Troika was clearly unacceptable. But Kennedy was still determined to show the world that the U.S. was willing to talk at Geneva as long as there was anything to talk about, despite the growing clamor from U.S. generals and scientists who feared that the substantial nuclear lead the U.S. enjoyed over Russia in October 1958 might now be greatly reduced unless testing was resumed. Back to Geneva went Arthur H. Dean with a new set of compromise proposals. He presented them one day last week at the 337th weary session in Room VIII of the Palais. Scratchy showed no signs of interest, for he was just back from an informative weekend in Moscow. He knew that even as Dean spoke preparations had begun for the Russian nuclear explosion that would not only rip a large hole out of Central Asia, but blast the Geneva talks into oblivion as well.
A Breakthrough? Why did Khrushchev do it? All the evidence now indicates that the Kremlin's boss decided at least six months ago against the whole idea of joining a test-ban treaty. In all probability, Khrushchev has been under heavy pressure from his own generals who demand an armory of refined, small nuclear weapons to match the superior variety of tactical weapons already developed by the U.S. for such tactical missiles as Minuteman and Polaris.
Conceivably, the Russians may have made a major technological breakthrough on some new nuclear device that is so important that testing outweighs all other factors; some American scientists feel that with luck, hard work and unlimited testing, the U.S. could develop within five years the first crude version of a neutron bomb, which would kill by neutrons but leave buildings more or less unharmed. Khrushchev recently warned U.S.'s John McCloy, President Kennedy's adviser on disarmament, that the Russians were working on the neutron-bomb idea themselves.

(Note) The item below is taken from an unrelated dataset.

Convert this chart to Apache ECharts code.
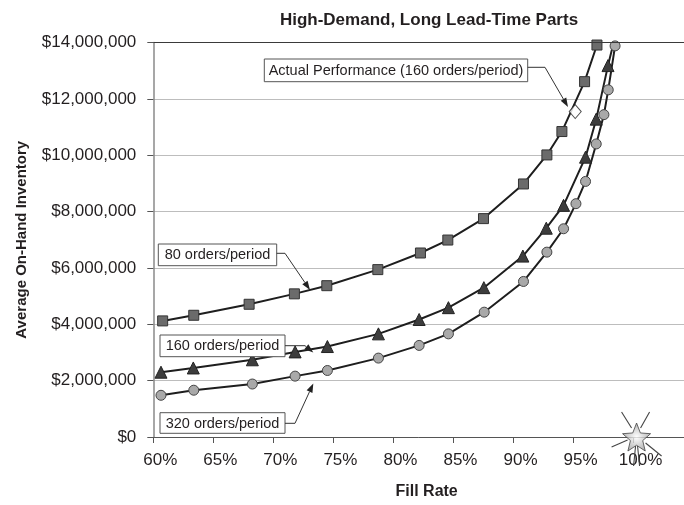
<!DOCTYPE html>
<html>
<head>
<meta charset="utf-8">
<script src="https://cdn.jsdelivr.net/npm/echarts@6/dist/echarts.min.js"></script>
<style>
html,body{margin:0;padding:0;background:#fff;}
#chart{width:684px;height:505px;}
</style>
</head>
<body>
<div id="chart"></div>
<script>
// ---- Data (fill rate in %, inventory in $ millions) ----
const fillRate80  = [60.78, 63.37, 67.98, 71.75, 74.45, 78.7, 82.25, 84.53, 87.5, 90.83, 92.78, 94.03, 95.92, 96.95];
const inv80       = [4.12, 4.32, 4.71, 5.08, 5.37, 5.94, 6.53, 6.99, 7.75, 8.98, 10.01, 10.84, 12.61, 13.91];
const fillRate160 = [60.64, 63.33, 68.25, 71.81, 74.5, 78.75, 82.14, 84.58, 87.53, 90.78, 92.73, 94.17, 96.0, 96.89, 97.87, 98.4];
const inv160      = [2.30, 2.45, 2.74, 3.02, 3.21, 3.66, 4.17, 4.59, 5.30, 6.42, 7.41, 8.22, 9.93, 11.28, 13.18, 14.1];
const fillRate320 = [60.64, 63.37, 68.25, 71.81, 74.5, 78.75, 82.14, 84.58, 87.56, 90.83, 92.78, 94.17, 95.2, 96.0, 96.89, 97.53, 97.89, 98.46];
const inv320      = [1.48, 1.66, 1.88, 2.16, 2.36, 2.80, 3.25, 3.66, 4.43, 5.52, 6.56, 7.39, 8.28, 9.07, 10.40, 11.44, 12.32, 13.88];
const actualPerf  = [95.14, 11.55];
const targetStar  = [100, 0];
const seriesNames = ['80 orders/period', '160 orders/period', '320 orders/period'];
const actualLabel = 'Actual Performance (160 orders/period)';
const titleText = 'High-Demand, Long Lead-Time Parts';
const xTitle = 'Fill Rate';
const yTitle = 'Average On-Hand Inventory';

function pairs(xs, ys) { return xs.map((x, i) => [x, ys[i] * 1e6]); }
function money(v) { return '$' + String(Math.round(v)).replace(/\B(?=(\d{3})+(?!\d))/g, ','); }

// star path
function starPath() {
  let pts = [];
  for (let i = 0; i < 10; i++) {
    const r = i % 2 === 0 ? 50 : 22;
    const a = -Math.PI / 2 + i * Math.PI / 5;
    pts.push((50 + r * Math.cos(a)).toFixed(2) + ',' + (50 + r * Math.sin(a)).toFixed(2));
  }
  return 'path://M' + pts.join('L') + 'Z';
}

const FONT = '"Liberation Sans", Arial, Helvetica, sans-serif';
const chart = echarts.init(document.getElementById('chart'));

const lineCommon = {
  type: 'line', showSymbol: true, clip: true,
  lineStyle: { color: '#1e1e1e', width: 2 },
  itemStyle: { borderWidth: 1 }
};

chart.setOption({
  animation: false,
  backgroundColor: '#fff',
  textStyle: { fontFamily: FONT },
  title: {
    text: titleText, left: 424, top: 7, textAlign: 'center',
    textStyle: { fontFamily: FONT, fontWeight: 'bold', fontSize: 17, color: '#231f20' }
  },
  grid: { left: 153.3, right: 0, top: 42.5, bottom: 60.7, containLabel: false },
  xAxis: {
    type: 'value', min: 60, max: 104.2, interval: 5,
    name: xTitle, nameLocation: 'middle', nameGap: 47,
    nameTextStyle: { fontFamily: FONT, fontWeight: 'bold', fontSize: 16, color: '#231f20', padding: [0, 0, 0, 16] },
    axisLine: { lineStyle: { color: '#555', width: 1 } },
    axisTick: { show: true, length: 6, lineStyle: { color: '#555' } },
    splitLine: { show: false },
    axisLabel: {
      fontFamily: FONT, fontSize: 17, color: '#231f20', margin: 15, padding: [0, 0, 0, 14],
      showMaxLabel: false,
      formatter: v => (v % 5 === 0 ? v + '%' : '')
    }
  },
  yAxis: {
    type: 'value', min: 0, max: 14000000, interval: 2000000,
    name: yTitle, nameLocation: 'middle', nameGap: 124, nameRotate: 90,
    nameTextStyle: { fontFamily: FONT, fontWeight: 'bold', fontSize: 15, color: '#231f20' },
    axisLine: { show: true, lineStyle: { color: '#8a8a8a', width: 1.5 } },
    axisTick: { show: true, length: 6, lineStyle: { color: '#555' } },
    splitLine: { show: true, lineStyle: { color: '#bdbdbd', width: 1.2 } },
    axisLabel: { fontFamily: FONT, fontSize: 17, color: '#231f20', margin: 17, formatter: money }
  },
  series: [
    Object.assign({}, lineCommon, {
      name: seriesNames[0], data: pairs(fillRate80, inv80),
      symbol: 'rect', symbolSize: 10,
      itemStyle: { color: '#6b6b6b', borderColor: '#333', borderWidth: 1 },
      markLine: {
        silent: true, symbol: 'none', label: { show: false },
        lineStyle: { color: '#3a3a3a', width: 1.2, type: 'solid' },
        data: [{ yAxis: 14000000 }]
      }
    }),
    Object.assign({}, lineCommon, {
      name: seriesNames[1], data: pairs(fillRate160, inv160),
      symbol: 'triangle', symbolSize: 12,
      itemStyle: { color: '#3d3d3d', borderColor: '#222', borderWidth: 1 }
    }),
    Object.assign({}, lineCommon, {
      name: seriesNames[2], data: pairs(fillRate320, inv320),
      symbol: 'circle', symbolSize: 10,
      itemStyle: { color: '#a9a9a9', borderColor: '#444', borderWidth: 1 }
    }),
    {
      name: actualLabel, type: 'scatter', data: [[actualPerf[0], actualPerf[1] * 1e6]],
      symbol: 'diamond', symbolSize: [12, 14], z: 4,
      itemStyle: { color: '#fff', borderColor: '#222', borderWidth: 1 }
    },
    {
      name: 'target', type: 'scatter', data: [targetStar], clip: false,
      symbol: starPath(), symbolSize: 28, symbolOffset: [3, 0], z: 6,
      itemStyle: {
        color: { type: 'radial', x: 0.5, y: 0.5, r: 0.6, colorStops: [{ offset: 0, color: '#ffffff' }, { offset: 1, color: '#8f8f8f' }] },
        borderColor: '#444', borderWidth: 1
      }
    }
  ]
});

// ---- annotations (boxes + arrows) ----
function box(x, y, w, h, text) {
  return [
    { type: 'rect', shape: { x: x, y: y, width: w, height: h }, style: { fill: '#fff', stroke: '#555', lineWidth: 1 }, z: 10 },
    { type: 'text', x: x + w / 2, y: y + h / 2 + 0.5, style: { text: text, fontFamily: FONT, fontSize: 14.5, fill: '#231f20', align: 'center', verticalAlign: 'middle' }, z: 11 }
  ];
}
function arrow(points) {
  const n = points.length;
  const [x1, y1] = points[n - 2], [x2, y2] = points[n - 1];
  const a = Math.atan2(y2 - y1, x2 - x1);
  const L = 9, W = 3.2;
  const bx = x2 - L * Math.cos(a), by = y2 - L * Math.sin(a);
  const head = [[x2, y2], [bx + W * Math.sin(a), by - W * Math.cos(a)], [bx - W * Math.sin(a), by + W * Math.cos(a)]];
  const pts = points.slice(0, n - 1).concat([[bx, by]]);
  return [
    { type: 'polyline', shape: { points: pts }, style: { stroke: '#333', lineWidth: 1, fill: null }, z: 10 },
    { type: 'polygon', shape: { points: head }, style: { fill: '#222' }, z: 10 }
  ];
}

const sp = chart.convertToPixel({ gridIndex: 0 }, targetStar);
const cx = sp[0] + 3, cy = sp[1] - 1;
const rays = [[-15, -24, -5, -8], [13, -24, 4, -8], [-25, 11, -9, 4], [25, 20, 9, 7], [-3, 30, -1, 10], [3, 30, 1, 10]].map(r => ({
  type: 'line', shape: { x1: cx + r[2], y1: cy + r[3], x2: cx + r[0], y2: cy + r[1] },
  style: { stroke: '#444', lineWidth: 1.1 }, z: 1
}));

const elements = []
  .concat(box(264.3, 59, 263.4, 22.7, actualLabel))
  .concat(arrow([[527.7, 67.3], [545, 67.3], [568, 107]]))
  .concat(box(158.3, 244, 118.4, 21.7, seriesNames[0]))
  .concat(arrow([[276.7, 253.3], [285, 253.3], [310, 290]]))
  .concat(box(160, 335, 125, 21.7, seriesNames[1]))
  .concat(arrow([[285, 345.7], [305, 345.7], [313.3, 352.5]]))
  .concat(box(160, 412.7, 125, 20.6, seriesNames[2]))
  .concat(arrow([[285, 423.3], [295, 423.3], [313.3, 383.5]]))
  .concat(rays);

chart.setOption({ graphic: { elements: elements } });
</script>
</body>
</html>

What kind of a bomb did Moscow explode last week? There were few clues. In fact, Moscow was not even admitting that an explosion had occurred. It was Washington that detected the test, on its secret worldwide network of nuclear observation posts. From the White House came a terse statement of the bare known facts:
"The Soviet Union today has conducted a nuclear test in the general area of Semipalatinsk in Central Asia. The device tested had a substantial yield in the intermediate range. It was detonated in the atmosphere."